Article 46 of the same Order goes on to provide for “accepted deductions” and these include:
“(a) an overpayment of wages or an overpayment in respect of expenses or
(b) where the deduction is made by the employer in consequence of any disciplinary proceedings or any exceptions that are not relevant to this case.”
Article 20 of the Employment Rights (Northern Ireland) Order states:
“(1) This Article applies when there are no normal working hours for the employee when employed under the contract of employment in force on the calculation date.
(2) The amount of a week’s pay is the amount of the employee’s average weekly remuneration in the period of 12 weeks ending –
(a) where the calculation date is the last day of a week, with that week, and
(b) otherwise with the last complete week before the calculation date.”
The Tribunal considered the relevant legislative provisions. The Tribunal also read the extract from IDS Employment Law Supplement, entitled Holiday Rights and the case law to which it was referred, namely
Robinson-Steel v RD Retail Services Ltd
Davies & Others (appellants) v MJ Wyatt (Decorators) Ltd (respondents)
Blackburn & Others (appellants) v Great Quest t/a Select (employment) & Others (respondents)
5. Submissions
Mr Gillam submitted that the case of Robinson-Steel v RD Retail Services Limited ECJ made it clear that workers must receive a payment with regard to holiday pay that is additional to payment received for work done. Mr Gillam suggested that the practice used by the respondents in this case could be described as “rolled up holiday pay” where an employer paid a higher rate to the worker for work when it was being done but left the worker responsible for paying for their own holidays. It was this practice, he submitted, which was deemed to be unlawful in the Robinson-Steel case.
Further Mr Gillam submitted that the case of Group Quest Limited (t/a Select Employment) & Other v Blackburn & Others [2002] states that an employer can not unilaterally specify a sum referable to holidays and set that off against the entitlement under the (Working Time) Regulations, that such payment must be contractually agreed between the employer and the employee.
Mr Gillam submitted that the Robinson-Steel case made it clear that “employers who currently use a rolled up holiday pay arrangement but who wish to discontinue the practice must be aware that they risk breaching workers’ contracts if they chose unilaterally to cut the rate of pay.
Mr Gillam submitted that the provisions of Article 45 of the Employment Rights (Northern Ireland) Order applied in this case, that there had been an unlawful deduction from the claimants’ wages when the respondents unilaterally decided to vary the claimants’ contracts and reduce their wages to take account of holiday pay.
Mr Gillam also submitted that the respondents had erred in calculating holidays at the rate of 39 hours per week and referred the Tribunal to Article 20 of the Employment Rights (Northern Ireland) Order.

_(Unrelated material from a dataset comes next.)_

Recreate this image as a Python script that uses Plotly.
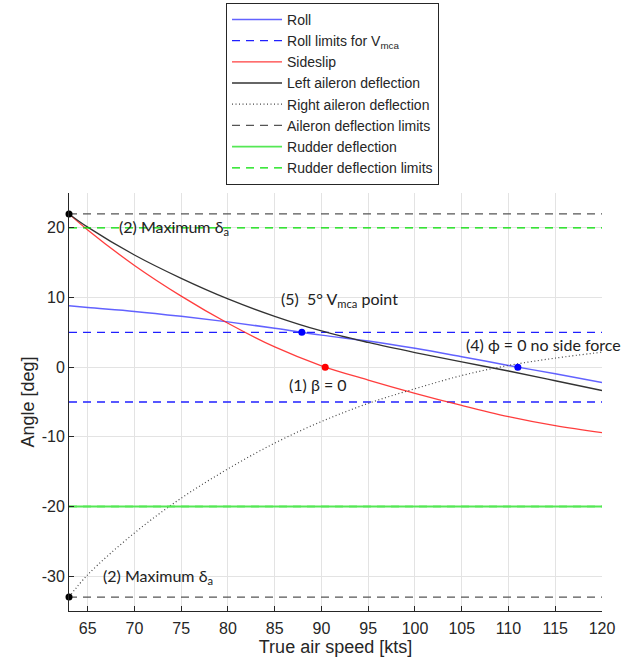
import plotly.graph_objects as go

# Airspeed samples [kts]
speed = [63, 65, 70, 75, 80, 85, 90, 95, 100, 105, 110, 115, 120]

# Angles [deg] at each airspeed
roll = [8.8, 8.55, 8.0, 7.3, 6.5, 5.6, 4.6, 3.75, 2.7, 1.5, 0.25, -0.95, -2.2]
sideslip = [22.0, 19.7, 14.6, 10.2, 6.3, 2.9, 0.2, -1.85, -3.75, -5.5, -7.1, -8.4, -9.4]
left_aileron = [22.0, 20.1, 16.1, 12.75, 9.8, 7.3, 5.2, 3.55, 2.1, 0.75, -0.55, -1.95, -3.35]
right_aileron = [-33.0, -29.8, -23.8, -18.8, -14.6, -10.9, -7.8, -5.2, -3.1, -1.2, 0.25, 1.3, 2.15]
rudder = [-20.0] * len(speed)

# Limits [deg]
roll_limits = [5.0, -5.0]
aileron_limits = [22.0, -33.0]
rudder_limits = [20.0, -20.0]

# Highlighted points (speed, angle)
max_aileron_pts = ([63, 63], [22.0, -33.0])
roll_pts = ([87.9, 111.0], [5.0, 0.0])
beta_zero_pt = ([90.4], [0.0])

# Axis ticks
x_ticks = list(range(65, 121, 5))
y_ticks = [-30, -20, -10, 0, 10, 20]
y_tick_text = ["-30", "-20", "-10", "0", "10", "20"]

x_min, x_max = 63, 120
y_min, y_max = -35, 25


def hlines(levels):
    xs, ys = [], []
    for v in levels:
        xs += [x_min, x_max, None]
        ys += [v, v, None]
    return xs, ys


fig = go.Figure()

lx, ly = hlines(roll_limits)
ax_, ay_ = hlines(aileron_limits)
rx, ry = hlines(rudder_limits)

fig.add_trace(go.Scatter(x=speed, y=roll, mode="lines", name="Roll",
                         line=dict(color="rgba(70,70,255,0.85)", width=1.5, shape="spline")))
fig.add_trace(go.Scatter(x=lx, y=ly, mode="lines", name="Roll limits for V<sub>mca</sub>",
                         line=dict(color="#2020ff", width=1.3, dash="8px,6px")))
fig.add_trace(go.Scatter(x=speed, y=sideslip, mode="lines", name="Sideslip",
                         line=dict(color="rgba(255,40,40,0.9)", width=1.3, shape="spline")))
fig.add_trace(go.Scatter(x=speed, y=left_aileron, mode="lines", name="Left aileron deflection",
                         line=dict(color="#333333", width=1.3, shape="spline")))
fig.add_trace(go.Scatter(x=speed, y=right_aileron, mode="lines", name="Right aileron deflection",
                         line=dict(color="#444444", width=1.2, dash="1px,2.5px", shape="spline")))
fig.add_trace(go.Scatter(x=ax_, y=ay_, mode="lines", name="Aileron deflection limits",
                         line=dict(color="#555555", width=1.3, dash="8px,6px")))
fig.add_trace(go.Scatter(x=rx, y=ry, mode="lines", name="Rudder deflection limits",
                         line=dict(color="#00e000", width=1.3, dash="8px,6px"), showlegend=False,
                         legendgroup="rl"))
fig.add_trace(go.Scatter(x=speed, y=rudder, mode="lines", name="Rudder deflection",
                         line=dict(color="#55e855", width=1.8)))
# legend entry for the dashed rudder limits (listed after the solid rudder entry)
fig.add_trace(go.Scatter(x=[None], y=[None], mode="lines", name="Rudder deflection limits",
                         line=dict(color="#00e000", width=1.3, dash="8px,6px"), legendgroup="rl"))

fig.add_trace(go.Scatter(x=max_aileron_pts[0], y=max_aileron_pts[1], mode="markers",
                         marker=dict(color="black", size=7), showlegend=False, cliponaxis=False))
fig.add_trace(go.Scatter(x=roll_pts[0], y=roll_pts[1], mode="markers",
                         marker=dict(color="#0000ff", size=7), showlegend=False))
fig.add_trace(go.Scatter(x=beta_zero_pt[0], y=beta_zero_pt[1], mode="markers",
                         marker=dict(color="#ff0000", size=7), showlegend=False))

note_font = dict(family="Lato, Open Sans, sans-serif", size=16, color="#222222")
notes = [
    (68.1, 20.0, "(2) Maximum δ<sub>a</sub>"),
    (66.4, -30.1, "(2) Maximum δ<sub>a</sub>"),
    (85.5, 9.7, "(5)  5° V<sub>mca</sub> point"),
    (105.2, 3.3, "(4) ϕ = 0 no side force"),
    (86.3, -2.5, "(1) β = 0"),
]
for x, y, t in notes:
    fig.add_annotation(x=x, y=y, text=t, showarrow=False, xanchor="left", yanchor="middle",
                       font=note_font)

sans = "Liberation Sans, Arial, sans-serif"
axis_common = dict(
    showgrid=True, gridcolor="#e3e3e3", gridwidth=1,
    showline=True, linecolor="#262626", linewidth=1,
    ticks="inside", ticklen=5, tickcolor="#262626",
    tickfont=dict(family=sans, size=16, color="#262626"),
    zeroline=False,
)

fig.update_layout(
    width=633, height=661,
    margin=dict(l=69, r=31, t=193, b=50, autoexpand=False),
    paper_bgcolor="white", plot_bgcolor="white",
    showlegend=True,
    legend=dict(
        x=0.2946, y=1.455, xanchor="left", yanchor="top",
        bordercolor="#262626", borderwidth=1, bgcolor="white",
        font=dict(family=sans, size=14, color="#262626"),
        tracegroupgap=0, itemwidth=50,
    ),
    xaxis=dict(axis_common, range=[x_min, x_max], tickvals=x_ticks, ticklabelstandoff=3,
               title=dict(text="True air speed [kts]", standoff=4,
                          font=dict(family=sans, size=18, color="#262626"))),
    yaxis=dict(axis_common, range=[y_min, y_max], tickvals=y_ticks, ticktext=y_tick_text,
               title=dict(text="Angle [deg]", standoff=2,
                          font=dict(family=sans, size=18, color="#262626"))),
)

fig.write_html("out.html")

Mr Gillam submitted that this provision applied to the claimants where there were no normal working hours in place and that the amount of weeks pay for the purpose of calculating holiday pay should be the period of 12 weeks depending on the calculation date.
6. The Tribunal’s Conclusions
The Tribunal concluded on the facts found and in the context of the relevant law as stated that the respondents had made unlawful deductions from the claimants’ wages by unilaterally reducing the claimants’ wages in the changes made for the payment of holiday pay.

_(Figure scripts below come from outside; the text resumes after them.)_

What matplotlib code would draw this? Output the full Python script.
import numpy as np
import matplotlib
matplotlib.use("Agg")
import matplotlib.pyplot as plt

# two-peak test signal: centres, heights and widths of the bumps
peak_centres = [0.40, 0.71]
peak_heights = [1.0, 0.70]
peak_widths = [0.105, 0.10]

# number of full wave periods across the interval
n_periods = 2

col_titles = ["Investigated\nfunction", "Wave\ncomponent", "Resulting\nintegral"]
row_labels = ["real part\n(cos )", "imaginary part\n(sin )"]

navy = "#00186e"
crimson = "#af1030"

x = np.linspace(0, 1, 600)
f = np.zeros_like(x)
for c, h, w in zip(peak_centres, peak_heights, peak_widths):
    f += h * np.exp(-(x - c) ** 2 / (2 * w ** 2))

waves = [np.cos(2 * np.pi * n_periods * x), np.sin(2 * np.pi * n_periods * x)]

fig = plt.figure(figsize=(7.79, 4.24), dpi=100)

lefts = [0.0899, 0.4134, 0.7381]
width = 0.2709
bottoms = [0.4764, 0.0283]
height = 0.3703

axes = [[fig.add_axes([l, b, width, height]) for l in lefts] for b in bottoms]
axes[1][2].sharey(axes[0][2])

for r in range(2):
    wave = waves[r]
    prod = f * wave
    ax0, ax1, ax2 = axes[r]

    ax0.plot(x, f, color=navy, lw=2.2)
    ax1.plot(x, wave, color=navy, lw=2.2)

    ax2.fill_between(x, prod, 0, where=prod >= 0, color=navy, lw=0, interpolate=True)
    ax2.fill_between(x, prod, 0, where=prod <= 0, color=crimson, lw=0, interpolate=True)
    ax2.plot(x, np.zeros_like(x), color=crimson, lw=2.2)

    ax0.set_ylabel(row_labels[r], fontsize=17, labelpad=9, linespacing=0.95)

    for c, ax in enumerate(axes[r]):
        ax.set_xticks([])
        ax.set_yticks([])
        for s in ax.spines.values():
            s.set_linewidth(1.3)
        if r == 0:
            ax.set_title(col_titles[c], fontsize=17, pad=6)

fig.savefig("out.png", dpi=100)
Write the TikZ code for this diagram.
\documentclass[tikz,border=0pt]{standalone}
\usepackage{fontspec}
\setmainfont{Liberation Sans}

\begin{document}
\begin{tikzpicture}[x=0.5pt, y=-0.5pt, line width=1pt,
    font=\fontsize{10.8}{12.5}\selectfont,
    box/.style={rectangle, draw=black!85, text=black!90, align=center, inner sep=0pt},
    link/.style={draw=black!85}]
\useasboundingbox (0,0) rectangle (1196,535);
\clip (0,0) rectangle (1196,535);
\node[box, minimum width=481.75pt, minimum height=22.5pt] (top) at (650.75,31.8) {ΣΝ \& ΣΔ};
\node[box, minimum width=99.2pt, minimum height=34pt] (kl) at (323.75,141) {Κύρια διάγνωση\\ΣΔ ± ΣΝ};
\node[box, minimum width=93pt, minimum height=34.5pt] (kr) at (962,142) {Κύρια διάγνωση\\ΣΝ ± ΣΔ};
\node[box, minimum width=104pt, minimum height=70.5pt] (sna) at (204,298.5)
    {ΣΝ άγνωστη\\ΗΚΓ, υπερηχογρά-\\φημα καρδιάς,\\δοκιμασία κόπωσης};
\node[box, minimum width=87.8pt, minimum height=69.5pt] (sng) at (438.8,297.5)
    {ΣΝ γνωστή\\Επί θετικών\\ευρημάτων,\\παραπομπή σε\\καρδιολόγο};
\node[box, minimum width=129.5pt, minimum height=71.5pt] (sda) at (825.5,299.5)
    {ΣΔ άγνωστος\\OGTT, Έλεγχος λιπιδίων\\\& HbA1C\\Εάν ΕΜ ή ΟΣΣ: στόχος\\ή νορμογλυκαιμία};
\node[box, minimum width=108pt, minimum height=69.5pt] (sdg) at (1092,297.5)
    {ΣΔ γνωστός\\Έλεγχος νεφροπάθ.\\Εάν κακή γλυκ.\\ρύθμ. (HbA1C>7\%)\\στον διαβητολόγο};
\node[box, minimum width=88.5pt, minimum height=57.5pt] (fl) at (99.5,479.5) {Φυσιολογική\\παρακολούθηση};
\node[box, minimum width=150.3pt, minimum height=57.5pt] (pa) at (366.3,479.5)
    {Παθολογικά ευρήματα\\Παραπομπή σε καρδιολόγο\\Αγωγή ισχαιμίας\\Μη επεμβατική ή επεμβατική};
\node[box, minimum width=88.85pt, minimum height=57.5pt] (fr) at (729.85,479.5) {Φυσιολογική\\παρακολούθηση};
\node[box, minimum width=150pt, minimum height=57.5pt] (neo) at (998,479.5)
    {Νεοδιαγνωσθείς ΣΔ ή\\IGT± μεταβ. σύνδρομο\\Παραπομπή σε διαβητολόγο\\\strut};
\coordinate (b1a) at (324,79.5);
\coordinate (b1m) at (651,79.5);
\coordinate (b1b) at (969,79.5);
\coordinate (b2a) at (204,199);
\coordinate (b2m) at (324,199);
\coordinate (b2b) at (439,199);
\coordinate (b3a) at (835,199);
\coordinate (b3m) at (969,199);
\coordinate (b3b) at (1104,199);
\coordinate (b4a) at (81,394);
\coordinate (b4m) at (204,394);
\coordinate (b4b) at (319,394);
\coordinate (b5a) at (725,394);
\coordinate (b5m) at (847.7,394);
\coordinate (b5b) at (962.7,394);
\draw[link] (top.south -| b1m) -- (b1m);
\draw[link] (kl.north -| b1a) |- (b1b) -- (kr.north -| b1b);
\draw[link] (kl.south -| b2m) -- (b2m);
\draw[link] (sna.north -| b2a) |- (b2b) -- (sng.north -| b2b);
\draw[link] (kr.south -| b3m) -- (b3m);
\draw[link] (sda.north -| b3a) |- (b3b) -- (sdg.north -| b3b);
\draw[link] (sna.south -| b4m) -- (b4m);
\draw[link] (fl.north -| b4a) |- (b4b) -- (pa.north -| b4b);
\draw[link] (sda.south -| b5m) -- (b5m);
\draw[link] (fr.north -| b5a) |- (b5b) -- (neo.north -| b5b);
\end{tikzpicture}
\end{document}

Further the Tribunal also concluded that the respondents had erred in calculating holidays at the rate of 39 hours per week and that the provisions of Article 20 of the Employment Rights (Northern Ireland) Order applied to the claimants.
Accordingly the Tribunal concluded that Mr Murray was owed £1,223, Mr Murphy was owed £974 and that Mr Watt was owed £808. The Tribunal orders the Respondents to pay to the claimants these sums due.
This is a relevant decision for the purposes of the Industrial Tribunals (Interest) Order (Northern Ireland) 1990.
Chairman:
Date and place of hearing: 20 November 2009, Belfast.